Ai, a semântica!

Francisco Silva
É um facto conhecido que o significado de muitos termos por nós utilizados pode conhecer grandes variações de acordo com os contextos em que são empregues. Assim acontece com o uso de termos – e tantas vezes o podemos percepcionar também como um abuso – como, por exemplo, o de sociedade da informação ou, em tempos mais recentes, o de sociedade do conhecimento.
E o certo é, desde que existem sociedades, estas funcionarem por haver informação e conhecimento e, já agora, também existir saber fazer. Então, sendo as coisas assim, por que razão só agora, à medida que vamos ficando mais e mais saturados de informação que nos é fornecida por toda a artilharia tecnológica actual, por que razão só agora, dizia, passou a ser referido um pouco por toda a parte que se está a construir a sociedade da informação? Ou a sociedade do conhecimento?
Talvez a resposta mais fácil seja a de que pretendem fazer-nos crer numa nova ordem utópica, ao mesmo tempo que iríamos abandonando a esperança na sociedade socialista. Uma crença utópica faz sempre jeito. Levar-nos a crer que a mudada sociedade capitalista seria a da informação, a do conhecimento. Algo até a cheirar mesmo a emancipação final. Exploração do homem pelo homem, luta de classes, conceitos que seriam obsoletos. Só estaria aí o perigo da fractura digital, da info-exclusão, mas a esta só não escapariam os que não quisessem adaptar-se aos tempos novos.
É claro que o perigo de estas manobras de diversão e de manipulação atingirem os seus fins e a necessidade do combate para o conjurar são questões a dever estar sempre presentes nas nossas preocupações. Contudo, não deverão estas mais que legítimas preocupações obnubilar a nossa visão para a importância das novas realidades trazidas no seu bojo pelo rompante inovador das tecnologias da informação e comunicação. E com que ainda não experimentada rapidez! Por favor, não subestimeis os seus efeitos, quer ao nível de desenvolvimento das forças produtivas, varridas em toda a sua extensão – de ponta a ponta, de sector a sector, incluindo agricultura, industria, serviços –, quer na forma como estamos a ficar imersos na situação comunicacional resultante do império dos meios de comunicação eléctricos (electrónicos), como se lhes referiu McLuhan – e chamou assim, ainda a história da televisão percorria as suas primeiras etapas…
E por que vêm agora ao de cima as expressões sociedade da informação e sociedade do conhecimento? - tornemos então à nossa pergunta, sem, no entanto, termos de esquecer a primeira resposta já dada. Por que não aceitar a explicação pela via dos impactos das tecnologias das tecnologias da informação e comunicação?
É porque, ao falar de impactos – e fazendo agora também o autor deste escrito alguma autocrítica1 –, parece estarmos a considerar a tecnologia (e a ciência) como algo exterior às sociedades em que vivemos? Isto, quando, na realidade – afinal –, a «ciência» e a tecnologia e a ciência são «produtos» endógenos dessas sociedades, próprios do seu viver, incluindo o viver dos indivíduos que as compõem. Já alguma vez se imaginou como teria sido possível o constituir do género humano, e da nossa espécie, se a tecnologia – a da pedra, a do fogo, a dos metais, a roda, as da informação e da comunicação (fumos, tantans, meios de comunicação electrónicos), etc. –, se o seu próprio princípio não viesse já com o seu berço?
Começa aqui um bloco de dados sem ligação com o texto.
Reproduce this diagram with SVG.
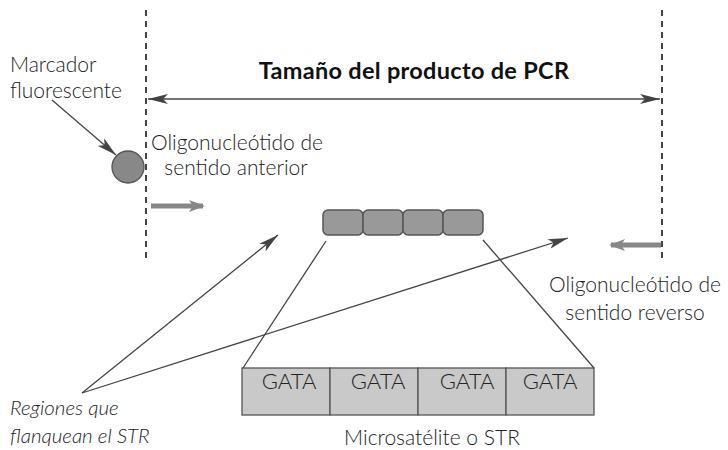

Reacertado o caminho, vamos por aqui

Pois, ela aí está por toda a parte, a informação mediada pelas actuais tecnologias da informação e comunicação, a informação que nos vem por elas. É ela a informação que existe e circula nos sistemas dos processos de produção, que a utilizam em tantos casos sem necessidade de intervenção do operador humano. É ela também, e sobretudo, a informação que nos traz – às pessoas - sinais directos sobre as realidades que observamos, ou a informação que nos simula a realidade como um mapa, ou ainda a informação que se constitui em objecto reproduzido do objecto ou acontecimento que a originou (o futebolista a morrer outra e outra vez).
Sabido é também toda esta presença conduzir a falar em sociedade da informação. Mas é ainda o ir enquadrando a informação na nossa experiência, é o ela ir contribuindo para o construir e reconstruir do conhecimento que utilizamos na acção – numa acção querida cada vez mais eficaz e eficiente – que vai empurrando para a referência a uma sociedade do conhecimento.

1) Com efeito o seu livro «Fronteiras do Futuro» (Caminho, 1994) tem como assunto os impactos da revolução científica e tecnológica.